WHAT NEEDS TO BE DONE
Please quote exactly the lines below from the line containing "Give me the matplotlib source for this chart." to the line containing "a_h95 = [1450, 1350, 1200, 800, 400, 0]", both lines included, and nothing else.

+---+

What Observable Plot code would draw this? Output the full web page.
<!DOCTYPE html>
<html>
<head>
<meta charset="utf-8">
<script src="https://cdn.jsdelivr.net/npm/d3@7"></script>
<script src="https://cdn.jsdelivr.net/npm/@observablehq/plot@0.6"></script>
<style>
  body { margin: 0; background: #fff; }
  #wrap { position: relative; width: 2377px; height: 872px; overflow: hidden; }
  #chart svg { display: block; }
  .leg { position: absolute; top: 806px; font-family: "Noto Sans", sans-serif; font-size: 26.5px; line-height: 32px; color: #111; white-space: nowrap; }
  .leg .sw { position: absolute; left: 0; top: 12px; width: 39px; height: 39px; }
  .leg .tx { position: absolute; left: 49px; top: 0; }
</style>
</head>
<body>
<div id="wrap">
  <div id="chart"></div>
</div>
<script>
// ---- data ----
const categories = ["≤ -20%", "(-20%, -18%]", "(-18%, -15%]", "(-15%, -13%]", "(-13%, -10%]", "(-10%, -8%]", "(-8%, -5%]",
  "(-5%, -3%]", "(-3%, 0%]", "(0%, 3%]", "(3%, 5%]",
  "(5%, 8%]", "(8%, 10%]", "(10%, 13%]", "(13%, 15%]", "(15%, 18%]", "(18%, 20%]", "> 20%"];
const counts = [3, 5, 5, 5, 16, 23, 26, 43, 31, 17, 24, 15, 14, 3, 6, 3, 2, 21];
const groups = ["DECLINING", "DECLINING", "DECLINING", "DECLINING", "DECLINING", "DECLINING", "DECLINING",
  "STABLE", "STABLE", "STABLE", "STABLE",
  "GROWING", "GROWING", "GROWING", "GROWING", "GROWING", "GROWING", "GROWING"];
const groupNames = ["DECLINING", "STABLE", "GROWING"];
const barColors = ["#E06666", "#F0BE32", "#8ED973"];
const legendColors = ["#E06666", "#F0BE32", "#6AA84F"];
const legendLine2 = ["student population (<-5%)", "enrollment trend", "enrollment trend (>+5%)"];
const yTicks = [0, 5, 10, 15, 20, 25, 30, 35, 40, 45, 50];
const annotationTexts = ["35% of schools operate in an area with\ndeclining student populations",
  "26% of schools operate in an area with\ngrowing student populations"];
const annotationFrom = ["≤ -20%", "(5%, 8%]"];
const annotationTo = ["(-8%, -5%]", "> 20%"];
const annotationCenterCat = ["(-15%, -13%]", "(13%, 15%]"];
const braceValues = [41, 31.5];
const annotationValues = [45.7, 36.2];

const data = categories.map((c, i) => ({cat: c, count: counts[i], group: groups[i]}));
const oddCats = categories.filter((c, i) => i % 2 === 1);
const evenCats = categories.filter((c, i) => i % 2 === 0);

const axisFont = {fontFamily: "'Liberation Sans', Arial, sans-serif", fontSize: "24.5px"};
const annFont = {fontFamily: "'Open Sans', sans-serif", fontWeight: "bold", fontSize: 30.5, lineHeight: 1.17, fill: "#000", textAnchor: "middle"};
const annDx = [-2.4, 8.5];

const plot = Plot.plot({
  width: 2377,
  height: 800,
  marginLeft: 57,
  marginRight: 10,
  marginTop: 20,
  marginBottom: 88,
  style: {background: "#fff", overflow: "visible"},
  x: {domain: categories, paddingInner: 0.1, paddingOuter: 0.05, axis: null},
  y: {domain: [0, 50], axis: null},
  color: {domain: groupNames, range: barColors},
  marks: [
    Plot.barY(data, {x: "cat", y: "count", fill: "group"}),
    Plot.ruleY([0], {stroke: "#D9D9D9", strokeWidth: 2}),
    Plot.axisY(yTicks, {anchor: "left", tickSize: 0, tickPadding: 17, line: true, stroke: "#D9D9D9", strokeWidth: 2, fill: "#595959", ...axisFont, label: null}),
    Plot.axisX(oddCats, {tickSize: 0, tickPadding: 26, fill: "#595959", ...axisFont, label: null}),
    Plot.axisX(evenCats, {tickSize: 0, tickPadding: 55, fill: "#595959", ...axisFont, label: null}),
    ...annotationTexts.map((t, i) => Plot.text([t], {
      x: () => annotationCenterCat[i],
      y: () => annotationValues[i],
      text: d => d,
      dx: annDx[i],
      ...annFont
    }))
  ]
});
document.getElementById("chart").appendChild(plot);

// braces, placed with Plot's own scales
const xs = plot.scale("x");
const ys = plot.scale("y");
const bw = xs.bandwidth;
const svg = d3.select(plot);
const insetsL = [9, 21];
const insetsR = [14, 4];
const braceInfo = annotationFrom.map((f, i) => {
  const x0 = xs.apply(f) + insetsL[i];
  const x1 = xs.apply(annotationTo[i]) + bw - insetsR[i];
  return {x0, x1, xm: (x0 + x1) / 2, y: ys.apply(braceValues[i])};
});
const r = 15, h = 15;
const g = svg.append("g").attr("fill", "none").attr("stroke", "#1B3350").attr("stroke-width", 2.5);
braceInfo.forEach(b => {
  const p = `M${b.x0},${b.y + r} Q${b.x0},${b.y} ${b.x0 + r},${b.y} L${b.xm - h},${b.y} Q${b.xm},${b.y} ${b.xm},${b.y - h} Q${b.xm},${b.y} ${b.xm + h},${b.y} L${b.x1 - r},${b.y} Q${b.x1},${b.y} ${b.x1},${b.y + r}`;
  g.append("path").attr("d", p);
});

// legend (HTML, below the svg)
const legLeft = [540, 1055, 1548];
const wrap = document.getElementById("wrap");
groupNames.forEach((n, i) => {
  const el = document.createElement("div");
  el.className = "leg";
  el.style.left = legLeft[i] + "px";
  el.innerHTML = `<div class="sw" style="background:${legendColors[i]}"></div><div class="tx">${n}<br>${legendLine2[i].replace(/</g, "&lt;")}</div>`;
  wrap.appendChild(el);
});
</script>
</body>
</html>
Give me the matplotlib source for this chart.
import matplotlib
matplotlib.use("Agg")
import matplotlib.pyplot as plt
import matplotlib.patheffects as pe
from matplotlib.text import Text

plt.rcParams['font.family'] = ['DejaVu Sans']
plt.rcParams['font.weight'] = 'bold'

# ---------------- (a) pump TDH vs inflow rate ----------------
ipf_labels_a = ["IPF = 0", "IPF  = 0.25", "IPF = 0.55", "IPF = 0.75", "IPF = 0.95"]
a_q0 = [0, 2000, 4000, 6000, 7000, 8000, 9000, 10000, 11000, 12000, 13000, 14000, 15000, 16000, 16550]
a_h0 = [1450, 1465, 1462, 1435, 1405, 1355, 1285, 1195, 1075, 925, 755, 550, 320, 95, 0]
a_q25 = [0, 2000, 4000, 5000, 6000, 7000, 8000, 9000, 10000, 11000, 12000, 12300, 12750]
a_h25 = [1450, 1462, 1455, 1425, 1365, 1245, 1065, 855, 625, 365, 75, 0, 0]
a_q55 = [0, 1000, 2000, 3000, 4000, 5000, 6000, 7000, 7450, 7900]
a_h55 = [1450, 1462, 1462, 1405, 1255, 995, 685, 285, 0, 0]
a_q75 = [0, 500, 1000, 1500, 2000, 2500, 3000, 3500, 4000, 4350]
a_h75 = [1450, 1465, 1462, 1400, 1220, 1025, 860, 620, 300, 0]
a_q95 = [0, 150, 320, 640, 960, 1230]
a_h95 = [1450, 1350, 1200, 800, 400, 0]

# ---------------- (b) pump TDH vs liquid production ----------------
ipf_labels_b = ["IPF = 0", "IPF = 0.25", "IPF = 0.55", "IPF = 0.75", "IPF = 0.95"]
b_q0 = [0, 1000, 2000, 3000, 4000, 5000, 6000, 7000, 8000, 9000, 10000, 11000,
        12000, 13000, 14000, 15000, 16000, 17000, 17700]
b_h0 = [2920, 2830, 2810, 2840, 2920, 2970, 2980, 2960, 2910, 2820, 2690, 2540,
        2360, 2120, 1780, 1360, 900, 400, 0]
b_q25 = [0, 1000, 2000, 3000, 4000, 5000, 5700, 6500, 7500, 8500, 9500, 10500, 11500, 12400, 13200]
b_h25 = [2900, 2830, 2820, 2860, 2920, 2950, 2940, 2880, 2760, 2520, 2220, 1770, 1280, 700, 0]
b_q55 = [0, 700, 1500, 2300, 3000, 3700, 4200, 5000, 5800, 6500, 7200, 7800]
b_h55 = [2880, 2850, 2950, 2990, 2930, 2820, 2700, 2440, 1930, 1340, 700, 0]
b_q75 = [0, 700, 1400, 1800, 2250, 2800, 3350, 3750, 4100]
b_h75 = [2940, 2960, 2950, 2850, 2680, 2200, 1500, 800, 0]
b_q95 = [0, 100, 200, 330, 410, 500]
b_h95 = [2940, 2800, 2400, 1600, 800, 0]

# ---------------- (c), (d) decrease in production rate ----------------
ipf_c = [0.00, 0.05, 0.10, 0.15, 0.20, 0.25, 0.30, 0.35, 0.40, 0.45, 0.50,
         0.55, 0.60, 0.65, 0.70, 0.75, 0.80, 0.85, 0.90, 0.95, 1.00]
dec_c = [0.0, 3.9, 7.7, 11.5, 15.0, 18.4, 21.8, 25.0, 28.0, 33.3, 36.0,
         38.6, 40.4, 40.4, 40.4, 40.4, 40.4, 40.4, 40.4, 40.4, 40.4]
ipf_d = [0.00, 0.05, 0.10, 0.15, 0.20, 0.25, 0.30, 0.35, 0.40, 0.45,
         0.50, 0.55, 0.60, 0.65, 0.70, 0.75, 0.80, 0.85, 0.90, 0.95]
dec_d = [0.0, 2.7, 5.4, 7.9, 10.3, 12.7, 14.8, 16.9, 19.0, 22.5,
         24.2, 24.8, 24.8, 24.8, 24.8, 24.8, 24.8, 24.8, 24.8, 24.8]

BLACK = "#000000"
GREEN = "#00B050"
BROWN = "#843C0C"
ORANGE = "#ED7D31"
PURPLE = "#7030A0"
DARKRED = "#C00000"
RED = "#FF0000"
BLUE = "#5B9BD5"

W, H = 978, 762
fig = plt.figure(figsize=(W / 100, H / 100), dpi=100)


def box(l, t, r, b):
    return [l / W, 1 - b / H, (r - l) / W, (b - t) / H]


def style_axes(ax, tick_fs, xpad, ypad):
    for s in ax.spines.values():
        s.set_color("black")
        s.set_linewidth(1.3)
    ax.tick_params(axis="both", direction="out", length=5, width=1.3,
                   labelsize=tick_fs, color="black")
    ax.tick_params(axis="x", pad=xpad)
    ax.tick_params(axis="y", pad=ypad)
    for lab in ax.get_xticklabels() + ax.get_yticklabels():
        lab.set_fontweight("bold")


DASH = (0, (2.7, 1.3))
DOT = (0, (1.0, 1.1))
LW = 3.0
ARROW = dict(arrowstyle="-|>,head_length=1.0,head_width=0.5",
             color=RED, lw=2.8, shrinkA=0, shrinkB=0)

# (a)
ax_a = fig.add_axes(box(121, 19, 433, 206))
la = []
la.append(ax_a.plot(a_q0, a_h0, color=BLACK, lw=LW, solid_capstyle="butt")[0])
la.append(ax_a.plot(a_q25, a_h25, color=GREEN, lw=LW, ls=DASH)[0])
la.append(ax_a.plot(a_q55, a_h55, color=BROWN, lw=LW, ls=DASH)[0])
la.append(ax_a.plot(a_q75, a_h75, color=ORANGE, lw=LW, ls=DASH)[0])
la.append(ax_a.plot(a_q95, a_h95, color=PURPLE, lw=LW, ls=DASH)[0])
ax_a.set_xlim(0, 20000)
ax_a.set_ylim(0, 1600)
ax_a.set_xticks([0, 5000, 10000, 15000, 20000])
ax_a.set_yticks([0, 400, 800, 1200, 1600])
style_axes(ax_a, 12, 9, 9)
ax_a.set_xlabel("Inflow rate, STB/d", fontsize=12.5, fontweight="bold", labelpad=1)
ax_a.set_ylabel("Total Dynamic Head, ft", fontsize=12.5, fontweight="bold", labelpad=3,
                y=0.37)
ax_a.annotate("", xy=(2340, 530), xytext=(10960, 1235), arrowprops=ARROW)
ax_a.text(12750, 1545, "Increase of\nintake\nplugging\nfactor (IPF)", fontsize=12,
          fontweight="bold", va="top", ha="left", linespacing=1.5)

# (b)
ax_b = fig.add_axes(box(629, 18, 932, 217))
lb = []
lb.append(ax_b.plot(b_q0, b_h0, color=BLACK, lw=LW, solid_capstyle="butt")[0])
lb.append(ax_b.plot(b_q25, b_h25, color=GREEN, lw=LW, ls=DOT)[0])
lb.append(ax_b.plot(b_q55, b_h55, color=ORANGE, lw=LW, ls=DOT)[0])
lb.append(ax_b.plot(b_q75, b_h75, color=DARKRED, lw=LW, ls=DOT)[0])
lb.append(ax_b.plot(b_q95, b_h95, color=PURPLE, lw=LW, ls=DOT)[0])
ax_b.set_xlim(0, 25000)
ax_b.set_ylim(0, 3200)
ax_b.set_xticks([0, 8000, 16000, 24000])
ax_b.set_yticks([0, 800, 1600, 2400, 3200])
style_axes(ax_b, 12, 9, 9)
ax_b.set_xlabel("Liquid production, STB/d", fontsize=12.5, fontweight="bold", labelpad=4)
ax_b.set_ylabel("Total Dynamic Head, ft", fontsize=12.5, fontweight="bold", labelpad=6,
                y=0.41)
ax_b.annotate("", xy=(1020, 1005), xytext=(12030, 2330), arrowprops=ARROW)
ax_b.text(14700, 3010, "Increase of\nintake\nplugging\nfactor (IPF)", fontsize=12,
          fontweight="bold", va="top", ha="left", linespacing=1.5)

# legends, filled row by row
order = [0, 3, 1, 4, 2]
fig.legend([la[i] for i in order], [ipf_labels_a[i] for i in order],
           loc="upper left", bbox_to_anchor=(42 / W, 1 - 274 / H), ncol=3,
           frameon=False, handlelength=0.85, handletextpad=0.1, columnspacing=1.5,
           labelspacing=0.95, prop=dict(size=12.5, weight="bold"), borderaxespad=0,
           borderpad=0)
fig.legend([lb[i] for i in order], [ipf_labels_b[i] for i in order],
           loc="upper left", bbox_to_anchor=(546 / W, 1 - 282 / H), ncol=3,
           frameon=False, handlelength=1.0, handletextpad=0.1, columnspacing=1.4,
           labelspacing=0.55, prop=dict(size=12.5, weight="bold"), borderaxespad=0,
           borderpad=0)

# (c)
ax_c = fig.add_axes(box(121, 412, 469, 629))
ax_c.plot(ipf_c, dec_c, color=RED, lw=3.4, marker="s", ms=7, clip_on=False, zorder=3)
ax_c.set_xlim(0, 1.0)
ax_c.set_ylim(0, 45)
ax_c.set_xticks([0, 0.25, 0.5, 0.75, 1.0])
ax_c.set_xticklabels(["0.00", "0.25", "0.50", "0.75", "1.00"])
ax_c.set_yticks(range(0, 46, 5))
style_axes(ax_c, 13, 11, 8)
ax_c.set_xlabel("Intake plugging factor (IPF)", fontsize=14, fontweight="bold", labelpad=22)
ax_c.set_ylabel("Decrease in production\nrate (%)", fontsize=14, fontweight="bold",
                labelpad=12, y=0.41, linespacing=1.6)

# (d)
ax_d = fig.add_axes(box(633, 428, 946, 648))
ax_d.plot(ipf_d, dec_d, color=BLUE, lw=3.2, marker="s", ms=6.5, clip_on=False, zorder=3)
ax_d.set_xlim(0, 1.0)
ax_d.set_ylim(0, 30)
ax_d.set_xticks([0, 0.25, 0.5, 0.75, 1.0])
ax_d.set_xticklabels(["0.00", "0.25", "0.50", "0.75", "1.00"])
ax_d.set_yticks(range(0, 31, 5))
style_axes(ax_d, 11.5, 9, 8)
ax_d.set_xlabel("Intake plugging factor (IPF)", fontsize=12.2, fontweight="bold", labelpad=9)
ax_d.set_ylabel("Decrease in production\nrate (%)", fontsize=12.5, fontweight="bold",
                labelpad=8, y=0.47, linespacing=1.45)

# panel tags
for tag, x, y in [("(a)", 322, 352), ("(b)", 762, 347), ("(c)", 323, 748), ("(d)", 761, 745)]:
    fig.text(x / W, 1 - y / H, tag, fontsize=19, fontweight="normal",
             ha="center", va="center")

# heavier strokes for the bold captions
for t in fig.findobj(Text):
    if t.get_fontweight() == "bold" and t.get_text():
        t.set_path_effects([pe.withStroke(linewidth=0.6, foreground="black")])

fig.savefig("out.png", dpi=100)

+---+

FULL RESPONSE
Give me the matplotlib source for this chart.
import matplotlib
matplotlib.use("Agg")
import matplotlib.pyplot as plt
import matplotlib.patheffects as pe
from matplotlib.text import Text

plt.rcParams['font.family'] = ['DejaVu Sans']
plt.rcParams['font.weight'] = 'bold'

# ---------------- (a) pump TDH vs inflow rate ----------------
ipf_labels_a = ["IPF = 0", "IPF  = 0.25", "IPF = 0.55", "IPF = 0.75", "IPF = 0.95"]
a_q0 = [0, 2000, 4000, 6000, 7000, 8000, 9000, 10000, 11000, 12000, 13000, 14000, 15000, 16000, 16550]
a_h0 = [1450, 1465, 1462, 1435, 1405, 1355, 1285, 1195, 1075, 925, 755, 550, 320, 95, 0]
a_q25 = [0, 2000, 4000, 5000, 6000, 7000, 8000, 9000, 10000, 11000, 12000, 12300, 12750]
a_h25 = [1450, 1462, 1455, 1425, 1365, 1245, 1065, 855, 625, 365, 75, 0, 0]
a_q55 = [0, 1000, 2000, 3000, 4000, 5000, 6000, 7000, 7450, 7900]
a_h55 = [1450, 1462, 1462, 1405, 1255, 995, 685, 285, 0, 0]
a_q75 = [0, 500, 1000, 1500, 2000, 2500, 3000, 3500, 4000, 4350]
a_h75 = [1450, 1465, 1462, 1400, 1220, 1025, 860, 620, 300, 0]
a_q95 = [0, 150, 320, 640, 960, 1230]
a_h95 = [1450, 1350, 1200, 800, 400, 0]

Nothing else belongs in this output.